## Instruction
Copy exactly the lines that run from the top of the listing to the line containing "(qinggan.-3) -- (lixing.183);", both ends included, and omit the pictures.

## Data provided

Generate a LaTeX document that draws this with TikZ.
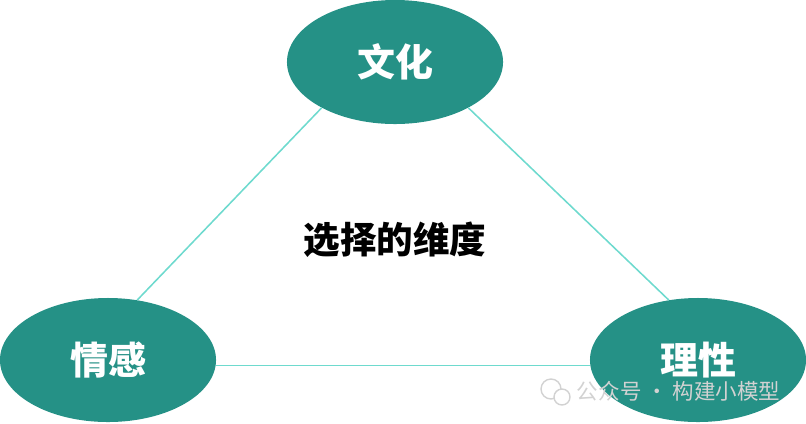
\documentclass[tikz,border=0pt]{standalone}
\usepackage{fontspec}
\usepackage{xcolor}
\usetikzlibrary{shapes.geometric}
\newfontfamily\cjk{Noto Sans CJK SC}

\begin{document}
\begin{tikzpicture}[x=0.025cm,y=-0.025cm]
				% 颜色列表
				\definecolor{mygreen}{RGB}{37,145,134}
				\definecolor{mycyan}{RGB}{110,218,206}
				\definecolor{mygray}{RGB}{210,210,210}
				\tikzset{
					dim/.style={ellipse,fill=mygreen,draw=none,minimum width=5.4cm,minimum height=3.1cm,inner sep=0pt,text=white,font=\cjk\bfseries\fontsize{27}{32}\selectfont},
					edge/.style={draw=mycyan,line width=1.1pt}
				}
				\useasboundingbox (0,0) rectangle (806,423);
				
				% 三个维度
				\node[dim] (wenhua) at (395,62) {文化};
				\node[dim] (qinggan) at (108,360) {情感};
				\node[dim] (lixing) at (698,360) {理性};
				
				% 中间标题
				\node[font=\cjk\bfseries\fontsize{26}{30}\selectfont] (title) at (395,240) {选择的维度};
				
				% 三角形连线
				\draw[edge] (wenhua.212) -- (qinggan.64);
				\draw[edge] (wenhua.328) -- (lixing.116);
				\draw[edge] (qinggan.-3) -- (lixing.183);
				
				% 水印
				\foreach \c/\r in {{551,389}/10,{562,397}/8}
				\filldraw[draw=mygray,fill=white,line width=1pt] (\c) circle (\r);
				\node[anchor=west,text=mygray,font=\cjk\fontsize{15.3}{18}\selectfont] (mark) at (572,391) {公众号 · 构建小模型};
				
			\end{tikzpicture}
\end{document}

## Finished answer
Generate a LaTeX document that draws this with TikZ.
\documentclass[tikz,border=0pt]{standalone}
\usepackage{fontspec}
\usepackage{xcolor}
\usetikzlibrary{shapes.geometric}
\newfontfamily\cjk{Noto Sans CJK SC}

\begin{document}
\begin{tikzpicture}[x=0.025cm,y=-0.025cm]
				% 颜色列表
				\definecolor{mygreen}{RGB}{37,145,134}
				\definecolor{mycyan}{RGB}{110,218,206}
				\definecolor{mygray}{RGB}{210,210,210}
				\tikzset{
					dim/.style={ellipse,fill=mygreen,draw=none,minimum width=5.4cm,minimum height=3.1cm,inner sep=0pt,text=white,font=\cjk\bfseries\fontsize{27}{32}\selectfont},
					edge/.style={draw=mycyan,line width=1.1pt}
				}
				\useasboundingbox (0,0) rectangle (806,423);
				
				% 三个维度
				\node[dim] (wenhua) at (395,62) {文化};
				\node[dim] (qinggan) at (108,360) {情感};
				\node[dim] (lixing) at (698,360) {理性};
				
				% 中间标题
				\node[font=\cjk\bfseries\fontsize{26}{30}\selectfont] (title) at (395,240) {选择的维度};
				
				% 三角形连线
				\draw[edge] (wenhua.212) -- (qinggan.64);
				\draw[edge] (wenhua.328) -- (lixing.116);
				\draw[edge] (qinggan.-3) -- (lixing.183);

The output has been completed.